### Aim of the exercise
Lines that hold the word "this" should be located and copied.

### Working data
+===+
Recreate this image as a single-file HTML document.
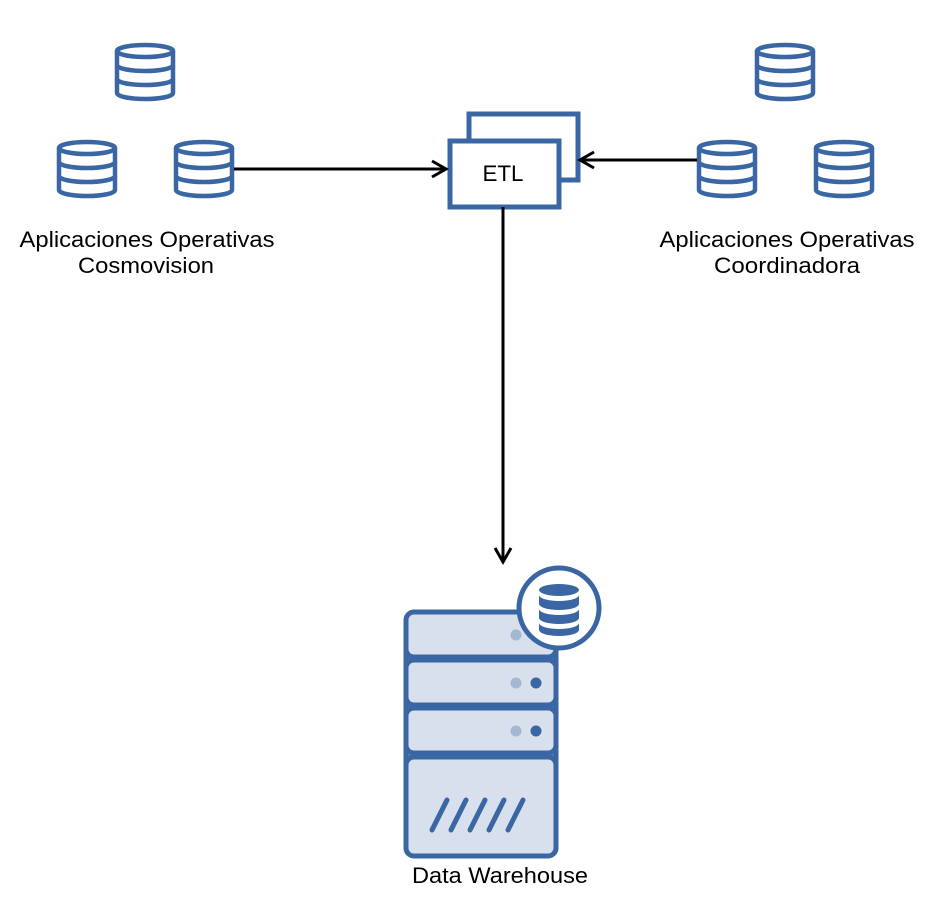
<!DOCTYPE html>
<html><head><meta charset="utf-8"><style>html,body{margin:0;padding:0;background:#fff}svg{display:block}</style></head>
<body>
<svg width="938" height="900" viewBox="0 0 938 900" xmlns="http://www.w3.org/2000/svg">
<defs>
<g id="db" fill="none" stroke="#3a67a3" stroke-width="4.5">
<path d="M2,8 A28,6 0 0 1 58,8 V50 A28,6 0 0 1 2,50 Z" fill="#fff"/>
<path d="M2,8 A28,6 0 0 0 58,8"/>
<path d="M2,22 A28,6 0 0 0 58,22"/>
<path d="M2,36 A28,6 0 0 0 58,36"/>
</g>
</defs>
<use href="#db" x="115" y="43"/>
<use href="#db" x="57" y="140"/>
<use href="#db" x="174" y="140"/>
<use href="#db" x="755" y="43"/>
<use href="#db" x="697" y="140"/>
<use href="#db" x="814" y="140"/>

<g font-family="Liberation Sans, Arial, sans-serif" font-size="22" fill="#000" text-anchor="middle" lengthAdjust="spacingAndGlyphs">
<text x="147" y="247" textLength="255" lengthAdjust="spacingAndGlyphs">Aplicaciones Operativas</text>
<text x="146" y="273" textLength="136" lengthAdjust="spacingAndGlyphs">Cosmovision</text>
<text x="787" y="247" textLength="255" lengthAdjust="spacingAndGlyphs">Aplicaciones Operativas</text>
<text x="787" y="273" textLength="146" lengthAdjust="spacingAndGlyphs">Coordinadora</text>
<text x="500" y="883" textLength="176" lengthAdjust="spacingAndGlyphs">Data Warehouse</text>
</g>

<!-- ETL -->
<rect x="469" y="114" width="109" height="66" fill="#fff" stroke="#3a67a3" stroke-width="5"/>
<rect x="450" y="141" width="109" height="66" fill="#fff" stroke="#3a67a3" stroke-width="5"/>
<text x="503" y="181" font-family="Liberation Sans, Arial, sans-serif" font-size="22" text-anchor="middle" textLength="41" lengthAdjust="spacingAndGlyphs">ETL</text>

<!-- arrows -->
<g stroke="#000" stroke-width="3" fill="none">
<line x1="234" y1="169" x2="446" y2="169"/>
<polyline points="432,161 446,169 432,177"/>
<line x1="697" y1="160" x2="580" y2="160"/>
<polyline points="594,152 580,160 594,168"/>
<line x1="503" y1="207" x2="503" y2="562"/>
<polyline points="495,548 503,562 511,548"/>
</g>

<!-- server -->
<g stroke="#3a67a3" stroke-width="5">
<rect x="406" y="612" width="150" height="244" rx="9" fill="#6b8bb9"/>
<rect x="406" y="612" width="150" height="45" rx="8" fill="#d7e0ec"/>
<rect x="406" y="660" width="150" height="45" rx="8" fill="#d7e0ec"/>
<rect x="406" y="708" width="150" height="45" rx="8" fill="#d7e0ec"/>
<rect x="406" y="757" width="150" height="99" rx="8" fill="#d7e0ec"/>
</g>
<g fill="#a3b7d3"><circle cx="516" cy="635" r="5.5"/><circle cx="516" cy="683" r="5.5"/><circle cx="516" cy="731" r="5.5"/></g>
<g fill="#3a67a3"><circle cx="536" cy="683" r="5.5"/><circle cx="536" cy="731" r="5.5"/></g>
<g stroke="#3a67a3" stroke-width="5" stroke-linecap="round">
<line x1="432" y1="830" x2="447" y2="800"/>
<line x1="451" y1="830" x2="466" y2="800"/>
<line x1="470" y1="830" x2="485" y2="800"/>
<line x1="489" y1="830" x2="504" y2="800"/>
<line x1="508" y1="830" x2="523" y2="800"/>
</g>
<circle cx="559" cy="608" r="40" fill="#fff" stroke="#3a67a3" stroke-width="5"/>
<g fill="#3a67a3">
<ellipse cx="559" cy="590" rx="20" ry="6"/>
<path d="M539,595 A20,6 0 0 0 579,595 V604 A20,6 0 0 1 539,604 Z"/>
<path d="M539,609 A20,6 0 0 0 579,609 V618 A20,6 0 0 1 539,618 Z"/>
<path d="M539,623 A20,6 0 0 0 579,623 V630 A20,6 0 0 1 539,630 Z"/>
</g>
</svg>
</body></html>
+===+
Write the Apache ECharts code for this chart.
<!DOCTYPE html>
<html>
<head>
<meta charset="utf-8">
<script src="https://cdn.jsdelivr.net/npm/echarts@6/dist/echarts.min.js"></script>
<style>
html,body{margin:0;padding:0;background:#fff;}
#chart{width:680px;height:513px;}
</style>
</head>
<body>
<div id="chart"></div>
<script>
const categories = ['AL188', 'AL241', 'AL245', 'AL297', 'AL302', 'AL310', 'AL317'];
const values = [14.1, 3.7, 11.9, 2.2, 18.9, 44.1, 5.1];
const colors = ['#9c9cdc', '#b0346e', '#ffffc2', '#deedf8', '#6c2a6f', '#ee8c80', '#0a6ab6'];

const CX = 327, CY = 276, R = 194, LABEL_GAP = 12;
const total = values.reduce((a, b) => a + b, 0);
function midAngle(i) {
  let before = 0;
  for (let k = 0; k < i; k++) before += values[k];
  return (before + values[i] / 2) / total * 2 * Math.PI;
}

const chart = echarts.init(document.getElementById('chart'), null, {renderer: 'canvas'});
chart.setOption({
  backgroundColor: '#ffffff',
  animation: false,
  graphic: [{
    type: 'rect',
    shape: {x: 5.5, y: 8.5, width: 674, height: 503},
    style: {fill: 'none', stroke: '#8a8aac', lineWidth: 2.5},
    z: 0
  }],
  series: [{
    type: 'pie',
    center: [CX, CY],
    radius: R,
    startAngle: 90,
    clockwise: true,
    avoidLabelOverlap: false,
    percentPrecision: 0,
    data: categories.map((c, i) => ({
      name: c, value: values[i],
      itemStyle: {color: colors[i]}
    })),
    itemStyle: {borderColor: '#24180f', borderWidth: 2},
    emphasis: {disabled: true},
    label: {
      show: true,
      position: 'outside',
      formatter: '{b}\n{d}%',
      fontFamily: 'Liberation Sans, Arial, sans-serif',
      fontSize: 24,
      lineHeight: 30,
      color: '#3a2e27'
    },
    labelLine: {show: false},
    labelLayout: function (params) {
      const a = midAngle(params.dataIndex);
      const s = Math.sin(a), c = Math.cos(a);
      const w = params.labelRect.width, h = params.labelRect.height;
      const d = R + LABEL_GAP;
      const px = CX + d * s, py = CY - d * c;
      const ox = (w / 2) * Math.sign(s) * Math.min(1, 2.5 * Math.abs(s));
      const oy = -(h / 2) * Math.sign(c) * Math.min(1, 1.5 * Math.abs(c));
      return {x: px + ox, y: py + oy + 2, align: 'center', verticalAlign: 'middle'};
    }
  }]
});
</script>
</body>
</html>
+===+
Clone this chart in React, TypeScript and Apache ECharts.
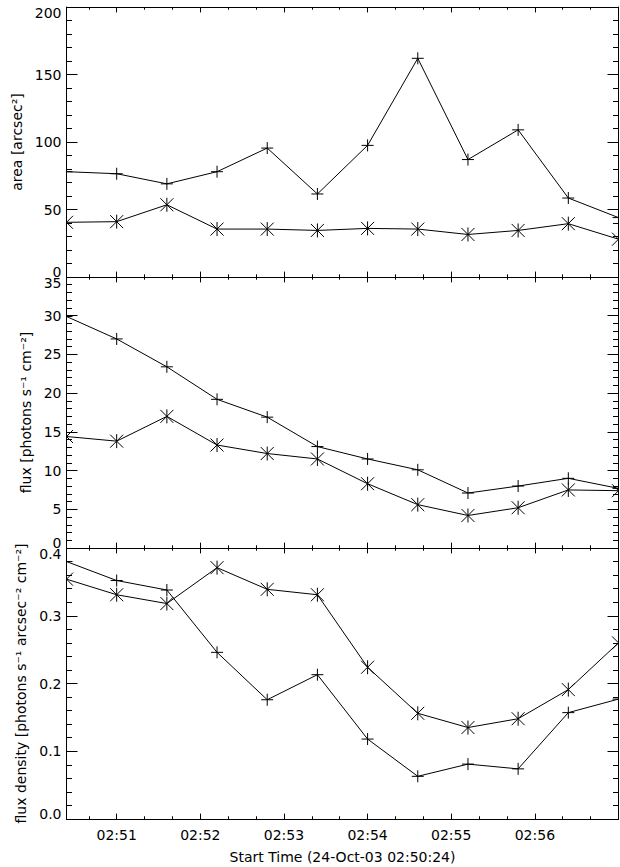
+===+
### Result of the task
Recreate this image as a single-file HTML document.
Write the Apache ECharts code for this chart.
Clone this chart in React, TypeScript and Apache ECharts.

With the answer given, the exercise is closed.